Tuesday, September 30, 2008

Illustrating

Illustrating is not as easy as it might seem. It's very difficult to listen to someone describe a scene (I may have it perfectly pictured in my mind) and then discover that it's not what they saw in their mind at all. For instance, try to picture a dog laying in front of a fire. That's easy for me, the dog is black and white, curled up in a ball and the fire is crackling merrily in a brick fireplace.

Some of you probably saw different colors or kinds of dogs. Some of you saw a fireplace, some pictured a campfire. Some had the dog all stretched out, some had him curled. See? Not as easy as it would seem.

Here's the description I was given for this next project, the cover of a book. The author wanted a glacier coming out of a mountain with an Aurora Borealis above it. The colors from the Aurora needed to be reflected in the mountains and glacier. Oh, and if that isn't hard enough we also need a glowing orb shining from within the glacier and a campfire scene out in front of the glacier.

First....glaciers and mountains are HUGE. It's almost impossible to physically get that on the same page, much less the sky scene also. Orb? What would an orb be doing in a glacier, glowing at that? And how to show it IN the glacier, but showing OUTSIDE the glacier? Oh, and if that's not enough on the page, lets add a campfire scene. I almost said no. But then decided to try it. After all the worse they could do is reject it and I would have had good practise at watercolor.

I painted the scene pretty much as depicted except that the Northern Lights on top is actually from another picture, my editor was able to piece it together. I had painted one picture with great Northern Lights but the glacier looked wrong, and another where the mountains and glacier looked good but the Northern Lights were wrong. Highest praise to the inventors of computers and digital editing!!!!

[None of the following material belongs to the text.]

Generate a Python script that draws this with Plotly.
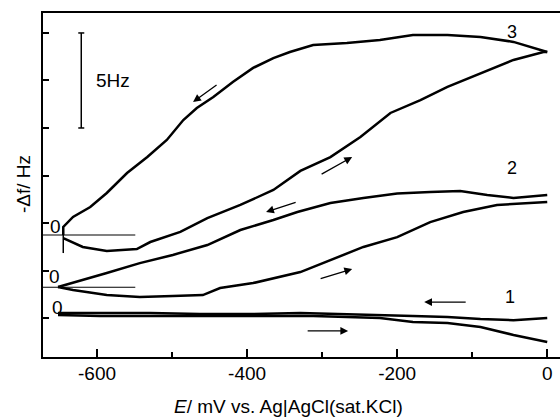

The author absolutely HATED my picture....I found out later he had just seen a black and white faxed version first. After he received the color picture by overnight mail, his opinion changed and he loved it. This was my first official illustration sale.

2 comments:

Aunt Krissy said...

I didnt know that he hated it the 1st time?! How could he do that? all the are that you do is wondeful!

PAK ART said...

He saw it in black and white over a fax. How good do you think this pic came through? I'd guess not too good. It needs the color.